Law School Admissions
"More than the Numbers": Empirical Evidence of an Innovative Approach to Admissions
Law Review Article
admission criteria, incoming indicators, law school diversity, implicit bias in admissions, waitlist interviews
“I am proof that your LSAT score does not define you; law schools need to understand that every student’s lived experience is unique. Thanks to Southwestern’s admissions process I was able to show that I’m more than the numbers on my application.” This second-year law student was admitted to Southwestern Law School and went on to place top 20% after her first year following an admissions waitlist interview, based on Southwestern’s first-of-its-kind empirically-based approach that utilizes factors beyond the typical numerical indicators that drive admissions decisions – in particular, the Law School Admission Test – and limit access to law school and the legal profession.
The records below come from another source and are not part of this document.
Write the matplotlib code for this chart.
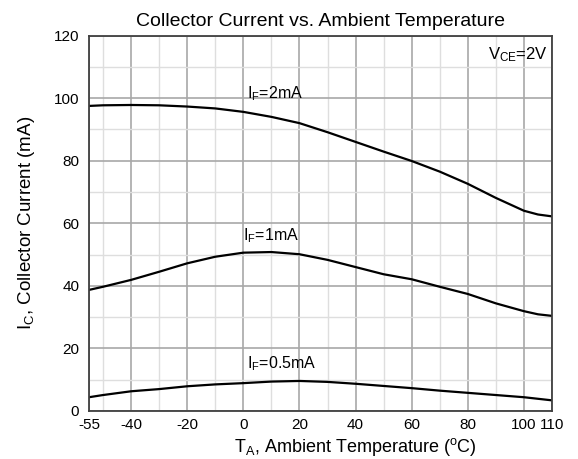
import numpy as np
import matplotlib
matplotlib.use('Agg')
import matplotlib.pyplot as plt
from matplotlib.ticker import MultipleLocator, FixedLocator

plt.rcParams['font.family'] = ['Liberation Sans', 'DejaVu Sans']
plt.rcParams['mathtext.fontset'] = 'custom'
plt.rcParams['mathtext.rm'] = 'Liberation Sans'
plt.rcParams['mathtext.it'] = 'Liberation Sans'
plt.rcParams['axes.unicode_minus'] = False

# temperature (degC)
temp = [-55, -50, -40, -30, -20, -10, 0, 10, 20, 30, 40, 50, 60, 70, 80, 90, 100, 105, 110]
# collector current (mA) per forward current
ic_2ma = [97.5, 97.7, 97.8, 97.7, 97.3, 96.7, 95.6, 94.0, 92.0, 89.1, 86.0, 82.9,
          79.9, 76.5, 72.6, 68.1, 64.0, 62.8, 62.2]
ic_1ma = [38.7, 39.7, 41.9, 44.5, 47.2, 49.3, 50.6, 50.8, 50.1, 48.3, 46.0, 43.7,
          42.1, 39.7, 37.4, 34.4, 31.9, 30.9, 30.4]
ic_05ma = [4.4, 5.1, 6.3, 7.0, 7.9, 8.5, 8.9, 9.4, 9.6, 9.3, 8.7, 8.0,
           7.3, 6.5, 5.8, 5.1, 4.4, 3.9, 3.4]

xticks = [-55, -40, -20, 0, 20, 40, 60, 80, 100, 110]
yticks = [0, 20, 40, 60, 80, 100, 120]

fig = plt.figure(figsize=(5.78, 4.59), dpi=100)
ax = fig.add_axes([0.154, 0.1046, 0.801, 0.818])

ax.set_xlim(-55, 110)
ax.set_ylim(0, 120)

# grid: dark at labelled ticks, light in between
ax.xaxis.set_major_locator(FixedLocator(xticks))
ax.yaxis.set_major_locator(FixedLocator(yticks))
ax.xaxis.set_minor_locator(FixedLocator(list(range(-50, 110, 10))))
ax.yaxis.set_minor_locator(MultipleLocator(10))
ax.grid(which='minor', color='#dedede', lw=1.0)
ax.grid(which='major', color='#a8a8a8', lw=1.2)
ax.set_axisbelow(True)
ax.tick_params(which='both', length=0, labelsize=11)
ax.tick_params(axis='x', pad=5)
ax.tick_params(axis='y', pad=7)

for sp in ax.spines.values():
    sp.set_color('#404040')
    sp.set_linewidth(1.3)

for ys in (ic_2ma, ic_1ma, ic_05ma):
    ax.plot(temp, ys, color='black', lw=1.6)

ax.text(1.4, 101.3, r'I$_\mathregular{F}$=2mA', fontsize=11.5, va='center')
ax.text(0, 56, r'I$_\mathregular{F}$=1mA', fontsize=11.5, va='center')
ax.text(1.4, 15, r'I$_\mathregular{F}$=0.5mA', fontsize=11.5, va='center')
ax.text(108.5, 114, r'V$_\mathregular{CE}$=2V', fontsize=12, va='center', ha='right')

ax.set_title('Collector Current vs. Ambient Temperature', fontsize=14, pad=7)
ax.set_xlabel(r'T$_\mathregular{A}$, Ambient Temperature ($^\mathregular{o}$C)', fontsize=13, labelpad=1)
ax.xaxis.set_label_coords(0.575, -0.066)
ax.set_ylabel(r'I$_\mathregular{C}$, Collector Current (mA)', fontsize=13.5, labelpad=12)

fig.savefig('out.png', dpi=100)
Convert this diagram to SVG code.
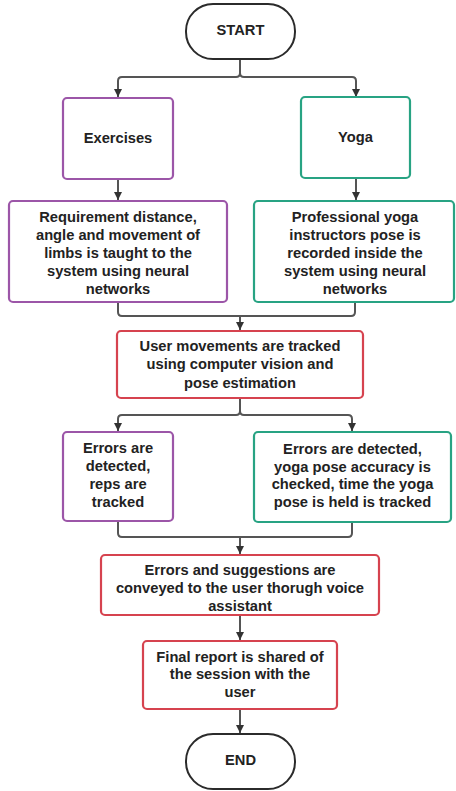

This scalable toolkit is connected to preparation for practice, may improve diversity outcomes using a race-neutral approach, and is a low-cost supplement to other admissions tools.
This paper reports on Southwestern’s three-year empirical project, developing an evidence-based tool to more fully and meaningfully assess applicants’ law school potential. This tool goes beyond the limited cognitive measure of the LSAT, which at best is only predictive of first-year law school performance. This project is driven by the moral imperative that law schools – as gatekeepers to the legal profession – should commit to innovative and rigorous admissions processes that define merit broadly and provide opportunities based on a spectrum of factors, beyond the traditional numerical indicators. This research, based on hundreds of waitlist interviews, has produced initial reliability and validity metrics for the measure developed – i.e., a tool that could be used with confidence in the admissions process.